INSTRUCTIONS TO FOLLOW: Repeat the material exactly from its first line to the line that includes "holders_share = [45.0, 5.5, 3.3, 29.1, 17.1]". Skip pictures.
── DATA PROVIDED ──
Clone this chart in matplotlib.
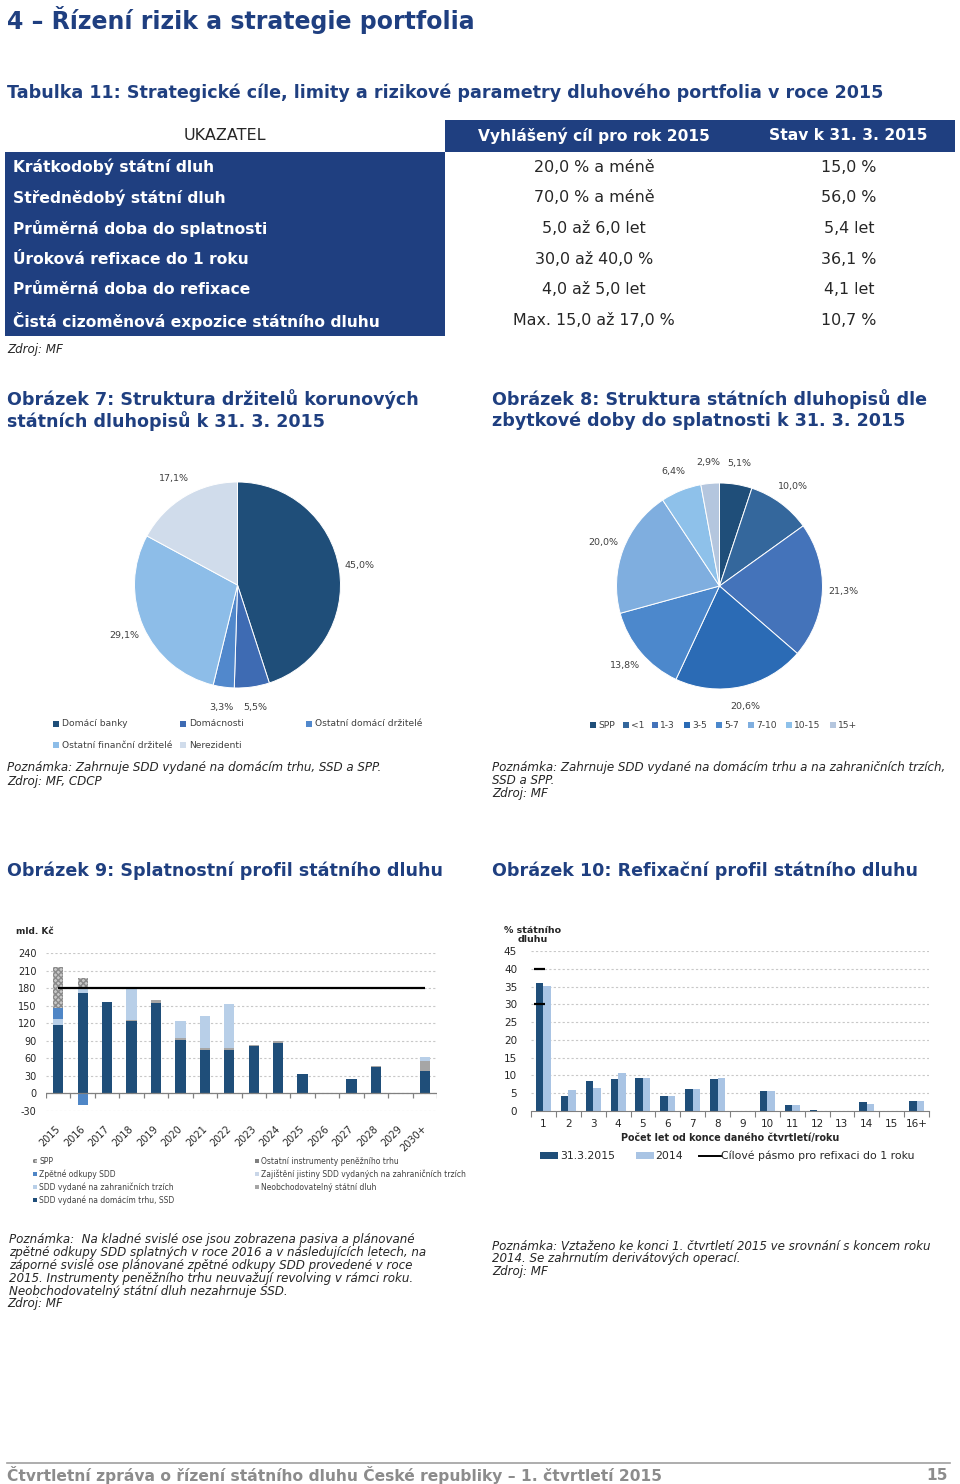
import numpy as np
import matplotlib
matplotlib.use("Agg")
import matplotlib.pyplot as plt
from matplotlib.patches import Rectangle
from matplotlib.transforms import ScaledTranslation

plt.rcParams['font.family'] = ['DejaVu Sans']
plt.rcParams['axes.unicode_minus'] = False

# ---------------- DATA ----------------
table_header = ["UKAZATEL", "Vyhlášený cíl pro rok 2015", "Stav k 31. 3. 2015"]
table_labels = ["Krátkodobý státní dluh", "Střednědobý státní dluh", "Průměrná doba do splatnosti",
                "Úroková refixace do 1 roku", "Průměrná doba do refixace",
                "Čistá cizoměnová expozice státního dluhu"]
table_target = ["20,0 % a méně", "70,0 % a méně", "5,0 až 6,0 let", "30,0 až 40,0 %",
                "4,0 až 5,0 let", "Max. 15,0 až 17,0 %"]
table_state = ["15,0 %", "56,0 %", "5,4 let", "36,1 %", "4,1 let", "10,7 %"]

holders = ["Domácí banky", "Domácnosti", "Ostatní domácí držitelé", "Ostatní finanční držitelé", "Nerezidenti"]
holders_share = [45.0, 5.5, 3.3, 29.1, 17.1]

maturity_groups = ["SPP", "<1", "1-3", "3-5", "5-7", "7-10", "10-15", "15+"]
maturity_share = [5.1, 10.0, 21.3, 20.6, 13.8, 20.0, 6.4, 2.9]

years = ["2015", "2016", "2017", "2018", "2019", "2020", "2021", "2022", "2023", "2024",
         "2025", "2026", "2027", "2028", "2029", "2030+"]
sdd_domestic = [117, 171, 156, 123, 155, 91, 74, 74, 81, 87, 33, 0, 24, 46, 0, 39]
nonmarketable = [0, 0, 0, 3, 4, 4, 4, 3, 2, 3, 0, 1, 0, 1.5, 1, 17]
sdd_foreign = [10, 8, 0, 55, 0, 28, 54, 76, 0, 0, 0, 0, 0, 0, 0, 7]
buybacks = [19, -20, 0, 0, 0, -1, 0, 0, 0, 0, 0, 0, 0, 0, 0, 0]
spp = [70, 19, 0, 0, 0, 0, 0, 0, 0, 0, 0, 0, 0, 0, 0, 0]
other_mm = [0] * 16
principal_hedge = [0] * 16
limit_level = 180

refix_cats = ["1", "2", "3", "4", "5", "6", "7", "8", "9", "10", "11", "12", "13", "14", "15", "16+"]
refix_2015q1 = [36.1, 4.2, 8.5, 9.0, 9.3, 4.2, 6.2, 9.0, 0, 5.7, 1.8, 0.3, 0, 2.6, 0, 2.9]
refix_2014 = [35.2, 6.0, 6.6, 10.6, 9.3, 4.2, 6.2, 9.3, 0, 5.7, 1.6, 0.1, 0, 2.1, 0, 2.9]
target_band = [30, 40]

# ---------------- STYLE ----------------
NAVY = "#1F3F80"
TXT = "#262626"
GRAY_T = "#404040"
W, H = 960, 1484

fig = plt.figure(figsize=(W / 100, H / 100), dpi=100)
bg = fig.add_axes([0, 0, 1, 1])
bg.set_xlim(0, W)
bg.set_ylim(H, 0)
bg.axis('off')


def ax_px(x0, y0, x1, y1):
    return fig.add_axes([x0 / W, 1 - y1 / H, (x1 - x0) / W, (y1 - y0) / H])


def txt(x, y, s, size, color=TXT, weight='normal', style='normal', ha='left', va='center'):
    bg.text(x, y, s, fontsize=size, color=color, fontweight=weight, fontstyle=style, ha=ha, va=va)


NOTE_FS = 8.6
HEAD_FS = 12.6

# ---------------- HEADINGS ----------------
txt(7, 20, "4 – Řízení rizik a strategie portfolia", 17, NAVY, 'bold')
txt(7, 93, "Tabulka 11: Strategické cíle, limity a rizikové parametry dluhového portfolia v roce 2015", 12.65, NAVY, 'bold')

# ---------------- TABLE ----------------
bg.add_patch(Rectangle((445, 120), 510, 32, color=NAVY, lw=0))
bg.add_patch(Rectangle((5, 152), 440, 184, color=NAVY, lw=0))
txt(225, 136, table_header[0], 11.5, TXT, ha='center')
txt(594, 136, table_header[1], 11.2, 'white', 'bold', ha='center')
txt(848, 136, table_header[2], 11.2, 'white', 'bold', ha='center')
row_h = 30.7
for i, (lab, tg, st) in enumerate(zip(table_labels, table_target, table_state)):
    yc = 167 + i * row_h
    txt(13, yc, lab, 11.2, 'white', 'bold')
    txt(594, yc, tg, 11.4, TXT, ha='center')
    txt(849, yc, st, 11.4, TXT, ha='center')
txt(7, 349, "Zdroj: MF", NOTE_FS, TXT, style='italic')

# ---------------- FIGURE HEADINGS ----------------
txt(7, 399, "Obrázek 7: Struktura držitelů korunových", HEAD_FS, NAVY, 'bold')
txt(7, 421, "státních dluhopisů k 31. 3. 2015", HEAD_FS, NAVY, 'bold')
txt(492, 399, "Obrázek 8: Struktura státních dluhopisů dle", HEAD_FS, NAVY, 'bold')
txt(492, 421, "zbytkové doby do splatnosti k 31. 3. 2015", HEAD_FS, NAVY, 'bold')
txt(7, 871, "Obrázek 9: Splatnostní profil státního dluhu", HEAD_FS, NAVY, 'bold')
txt(492, 871, "Obrázek 10: Refixační profil státního dluhu", HEAD_FS, NAVY, 'bold')


def fmt_pct(v):
    return f"{v:.1f}%".replace('.', ',')


def legend_sq(x, y, color, label, size, sq=6, gap=3, hatch=None):
    bg.add_patch(Rectangle((x, y - sq / 2), sq, sq, facecolor=color,
                           edgecolor='none' if hatch is None else '#808080', lw=0, hatch=hatch))
    txt(x + sq + gap, y, label, size, GRAY_T)


# ---------------- PIE 1 ----------------
pie1_colors = ["#1F4E79", "#3E6BB3", "#5188CC", "#8DBDE8", "#D0DCEB"]
cx, cy, r = 237.5, 585, 103
ax1 = ax_px(cx - r, cy - r, cx + r, cy + r)
w1, t1 = ax1.pie(holders_share, colors=pie1_colors, startangle=90, counterclock=False,
                 labels=[fmt_pct(v) for v in holders_share], labeldistance=1.2,
                 wedgeprops=dict(edgecolor='white', linewidth=0.7),
                 textprops=dict(fontsize=6.8, color=GRAY_T))
for t in t1:
    t.set_ha('center'); t.set_va('center')
ax1.set_xlim(-1, 1); ax1.set_ylim(-1, 1)

pie1_leg_pos = [(53, 724), (180, 724), (306, 724), (53, 745), (180, 745)]
for (x, y), c, lab in zip(pie1_leg_pos, pie1_colors, holders):
    legend_sq(x, y, c, lab, 6.6)

# ---------------- PIE 2 ----------------
pie2_colors = ["#1F4E79", "#34679C", "#4473BA", "#2B6BB5", "#4C88CC", "#7FAEDF", "#8EC1EA", "#B4C6DE"]
cx2, cy2 = 719.5, 586
ax2 = ax_px(cx2 - r, cy2 - r, cx2 + r, cy2 + r)
w2, t2 = ax2.pie(maturity_share, colors=pie2_colors, startangle=90, counterclock=False,
                 labels=[fmt_pct(v) for v in maturity_share], labeldistance=1.2,
                 wedgeprops=dict(edgecolor='white', linewidth=0.7),
                 textprops=dict(fontsize=6.8, color=GRAY_T))
for t in t2:
    t.set_ha('center'); t.set_va('center')
ax2.set_xlim(-1, 1); ax2.set_ylim(-1, 1)
pie2_leg_x = [590, 623, 652, 684, 716, 748, 786, 830]
for x, c, lab in zip(pie2_leg_x, pie2_colors, maturity_groups):
    legend_sq(x, 725, c, lab, 6.6, sq=6, gap=2)

# notes under pies
txt(7, 768, "Poznámka: Zahrnuje SDD vydané na domácím trhu, SSD a SPP.", NOTE_FS, TXT, style='italic')
txt(7, 781, "Zdroj: MF, CDCP", NOTE_FS, TXT, style='italic')
txt(492, 768, "Poznámka: Zahrnuje SDD vydané na domácím trhu a na zahraničních trzích,", NOTE_FS, TXT, style='italic')
txt(492, 781, "SSD a SPP.", NOTE_FS, TXT, style='italic')
txt(492, 794, "Zdroj: MF", NOTE_FS, TXT, style='italic')

# ---------------- BAR CHART 9 ----------------
ax3 = ax_px(46, 953, 437, 1111)
x = np.arange(len(years))
bw = 0.42
c_dom, c_non, c_for, c_bb, c_omm, c_hed = "#1F4E79", "#A6A6A6", "#B8CFE8", "#4F86C6", "#7F7F7F", "#C9D6E8"
dom = np.array(sdd_domestic, float)
non = np.array(nonmarketable, float)
fo = np.array(sdd_foreign, float)
bb = np.array(buybacks, float)
bb_pos = np.where(bb > 0, bb, 0)
bb_neg = np.where(bb < 0, bb, 0)
sp = np.array(spp, float)
om = np.array(other_mm, float)
he = np.array(principal_hedge, float)
bottom = np.zeros(len(x))
for vals, col, hatch in [(dom, c_dom, None), (non, c_non, None), (fo, c_for, None),
                         (bb_pos, c_bb, None), (sp, "#C8C8C8", "xxxxxx"), (om, c_omm, None), (he, c_hed, None)]:
    ax3.bar(x, vals, bw, bottom=bottom, color=col, hatch=hatch, edgecolor='#8A8A8A' if hatch else 'none', lw=0)
    bottom = bottom + vals
ax3.bar(x, bb_neg, bw, color=c_bb, lw=0)
ax3.hlines(limit_level, x[0], x[-1], color='black', lw=1.6, zorder=5)
ax3.set_xlim(-0.5, len(x) - 0.5)
ax3.set_ylim(-30, 240)
ax3.set_yticks(np.arange(-30, 241, 30))
ax3.yaxis.grid(True, color='#C8C8C8', linestyle=(0, (2, 2)), lw=0.8)
ax3.set_axisbelow(True)
for s in ['left', 'right', 'top', 'bottom']:
    ax3.spines[s].set_visible(False)
ax3.axhline(0, color='#808080', lw=0.9, zorder=3)
ax3.vlines(np.arange(-0.5, len(x), 1.0), -7, 0, color='#808080', lw=0.9, zorder=3)
ax3.tick_params(axis='y', length=0, labelsize=7, labelcolor=TXT, pad=7)
ax3.set_xticks(x)
ax3.set_xticklabels(years, rotation=45, ha='right', va='top')
ax3.tick_params(axis='x', length=0, labelsize=7, labelcolor=TXT, pad=9)
shift = ScaledTranslation(4 / 100, 0, fig.dpi_scale_trans)
for lbl in ax3.get_xticklabels():
    lbl.set_transform(lbl.get_transform() + shift)
txt(16, 932, "mld. Kč", 6.5, TXT, 'bold')

leg9_left = [("SPP", "#C8C8C8", "xxxxxx"), ("Zpětné odkupy SDD", c_bb, None),
             ("SDD vydané na zahraničních trzích", c_for, None), ("SDD vydané na domácím trhu, SSD", c_dom, None)]
leg9_right = [("Ostatní instrumenty peněžního trhu", c_omm, None),
              ("Zajištění jistiny SDD vydaných na zahraničních trzích", c_hed, None),
              ("Neobchodovatelný státní dluh", c_non, None)]
for i, (lab, col, h) in enumerate(leg9_left):
    legend_sq(33, 1161 + i * 13, col, lab, 5.5, sq=4, gap=2, hatch=h)
for i, (lab, col, h) in enumerate(leg9_right):
    legend_sq(255, 1161 + i * 13, col, lab, 5.5, sq=4, gap=2, hatch=h)

# ---------------- BAR CHART 10 ----------------
ax4 = ax_px(531, 951, 929, 1111)
xr = np.arange(len(refix_cats))
bw2 = 0.3
ax4.bar(xr - bw2 / 2, refix_2015q1, bw2, color="#1F4E79", lw=0)
ax4.bar(xr + bw2 / 2, refix_2014, bw2, color="#A9C4E4", lw=0)
ax4.hlines(target_band, xr[0] - 0.38, xr[0] + 0.06, color='black', lw=1.6, zorder=5)
ax4.set_xlim(-0.5, len(xr) - 0.5)
ax4.set_ylim(0, 45)
ax4.set_yticks(np.arange(0, 46, 5))
ax4.yaxis.grid(True, color='#C8C8C8', linestyle=(0, (2, 2)), lw=0.8)
ax4.set_axisbelow(True)
for s in ['left', 'right', 'top']:
    ax4.spines[s].set_visible(False)
ax4.spines['bottom'].set_color('#808080')
ax4.tick_params(axis='y', length=0, labelsize=7.5, labelcolor=TXT, pad=10)
ax4.set_xticks(np.arange(-0.5, len(xr), 1.0))
ax4.set_xticklabels([])
ax4.tick_params(axis='x', which='major', length=4, color='#808080')
ax4.set_xticks(xr, minor=True)
ax4.set_xticklabels(refix_cats, minor=True)
ax4.tick_params(axis='x', which='minor', length=0, labelsize=7.5, labelcolor=TXT, pad=6)
ax4.set_xlabel("Počet let od konce daného čtvrtletí/roku", fontsize=6.9, fontweight='bold', color=TXT, labelpad=3)
bg.text(533, 935, "% státního\ndluhu", fontsize=6.8, fontweight='bold', color=TXT, ha='center', va='center',
        multialignment='center', linespacing=1.1)
# legend
bg.add_patch(Rectangle((540, 1152), 18, 7, color="#1F4E79", lw=0))
txt(560, 1156, "31.3.2015", 7.8, TXT)
bg.add_patch(Rectangle((636, 1152), 18, 7, color="#A9C4E4", lw=0))
txt(655, 1156, "2014", 7.8, TXT)
bg.plot([699, 721], [1155.5, 1155.5], color='black', lw=1.4)
txt(721, 1156, "Cílové pásmo pro refixaci do 1 roku", 7.8, TXT)

# ---------------- NOTES ----------------
left_note = ["Poznámka:  Na kladné svislé ose jsou zobrazena pasiva a plánované",
             "zpětné odkupy SDD splatných v roce 2016 a v následujících letech, na",
             "záporné svislé ose plánované zpětné odkupy SDD provedené v roce",
             "2015. Instrumenty peněžního trhu neuvažují revolving v rámci roku.",
             "Neobchodovatelný státní dluh nezahrnuje SSD."]
for i, line in enumerate(left_note):
    txt(9, 1240 + i * 12.8, line, NOTE_FS, TXT, style='italic')
txt(7, 1304, "Zdroj: MF", NOTE_FS, TXT, style='italic')
right_note = ["Poznámka: Vztaženo ke konci 1. čtvrtletí 2015 ve srovnání s koncem roku",
              "2014. Se zahrnutím derivátových operací.", "Zdroj: MF"]
for i, line in enumerate(right_note):
    txt(492, 1246 + i * 12.6, line, NOTE_FS, TXT, style='italic')

# ---------------- FOOTER ----------------
bg.plot([7, 950], [1463, 1463], color='#A0A0A0', lw=1.2)
txt(7, 1475, "Čtvrtletní zpráva o řízení státního dluhu České republiky – 1. čtvrtletí 2015", 11.2, '#8C8C8C', 'bold')
txt(948, 1475, "15", 11.2, '#8C8C8C', 'bold', ha='right')

fig.savefig("out.png", dpi=100)
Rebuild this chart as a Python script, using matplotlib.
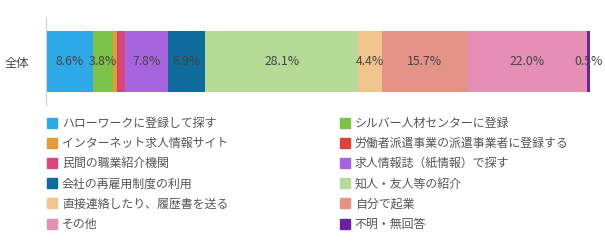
import matplotlib.pyplot as plt
from matplotlib.lines import Line2D

plt.rcParams['font.family'] = ['Noto Sans CJK JP', 'DejaVu Sans']

# データ
categories = ['ハローワークに登録して探す', 'シルバー人材センターに登録',
              'インターネット求人情報サイト', '労働者派遣事業の派遣事業者に登録する',
              '民間の職業紹介機関', '求人情報誌（紙情報）で探す',
              '会社の再雇用制度の利用', '知人・友人等の紹介',
              '直接連絡したり、履歴書を送る', '自分で起業',
              'その他', '不明・無回答']
values = [8.6, 3.8, 0.7, 0.2, 1.3, 7.8, 6.9, 28.1, 4.4, 15.7, 22.0, 0.5]
show_label = [True, True, False, False, False, True, True, True, True, True, True, True]
colors = ['#2eaae8', '#7dc24b', '#e39b3a', '#d9453a', '#d9457f', '#a664de',
          '#0e6b9c', '#b6db96', '#efc48d', '#e59386', '#e58fb4', '#6a22a0']
row_label = '全体'

fig = plt.figure(figsize=(6.05, 2.48), dpi=100)
ax = fig.add_axes([46 / 605, 1 - 105 / 248, 544 / 605, 87 / 248])

left = 0
for v, c, lab in zip(values, colors, show_label):
    ax.barh(0, v, left=left, height=1, color=c)
    if lab:
        ax.text(left + v / 2, 0, f'{v:.1f}%', ha='center', va='center',
                fontsize=8.8, color='#444444')
    left += v

ax.set_xlim(0, 100)
ax.set_ylim(-0.72, 0.72)
ax.set_yticks([0])
ax.set_yticklabels([row_label], fontsize=8.8, color='#444444')
ax.tick_params(axis='y', length=0, pad=12)
ax.set_xticks([])
for s in ['top', 'right', 'bottom']:
    ax.spines[s].set_visible(False)
ax.spines['left'].set_color('#d0d0d0')

# 凡例（行優先の並びにする）
handles = [Line2D([], [], marker='s', linestyle='', markersize=6.5,
                  markerfacecolor=c, markeredgecolor=c) for c in colors]
order = list(range(0, 12, 2)) + list(range(1, 12, 2))
leg = fig.legend([handles[i] for i in order], [categories[i] for i in order],
                 ncol=2, loc='upper left', bbox_to_anchor=(47 / 605, 1 - 117 / 248),
                 frameon=False, fontsize=8.6, handlelength=0.8, handletextpad=0.45,
                 labelspacing=0.6, columnspacing=9.35, borderaxespad=0, borderpad=0)
for t in leg.get_texts():
    t.set_color('#555555')

plt.savefig('out.png', dpi=100)
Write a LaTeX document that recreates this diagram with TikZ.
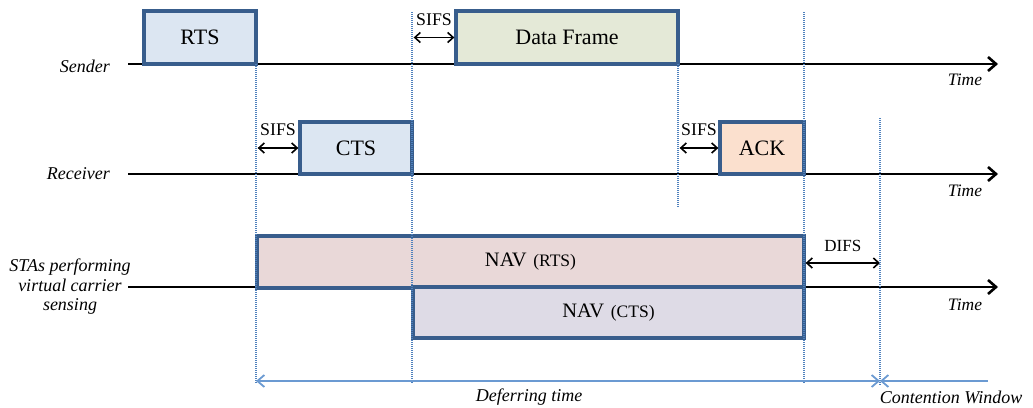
───
FINISHED EXERCISE:
Clone this chart in matplotlib.
import numpy as np
import matplotlib
matplotlib.use("Agg")
import matplotlib.pyplot as plt
from matplotlib.patches import Rectangle
from matplotlib.transforms import ScaledTranslation

plt.rcParams['font.family'] = ['DejaVu Sans']
plt.rcParams['axes.unicode_minus'] = False

# ---------------- DATA ----------------
table_header = ["UKAZATEL", "Vyhlášený cíl pro rok 2015", "Stav k 31. 3. 2015"]
table_labels = ["Krátkodobý státní dluh", "Střednědobý státní dluh", "Průměrná doba do splatnosti",
                "Úroková refixace do 1 roku", "Průměrná doba do refixace",
                "Čistá cizoměnová expozice státního dluhu"]
table_target = ["20,0 % a méně", "70,0 % a méně", "5,0 až 6,0 let", "30,0 až 40,0 %",
                "4,0 až 5,0 let", "Max. 15,0 až 17,0 %"]
table_state = ["15,0 %", "56,0 %", "5,4 let", "36,1 %", "4,1 let", "10,7 %"]

holders = ["Domácí banky", "Domácnosti", "Ostatní domácí držitelé", "Ostatní finanční držitelé", "Nerezidenti"]
holders_share = [45.0, 5.5, 3.3, 29.1, 17.1]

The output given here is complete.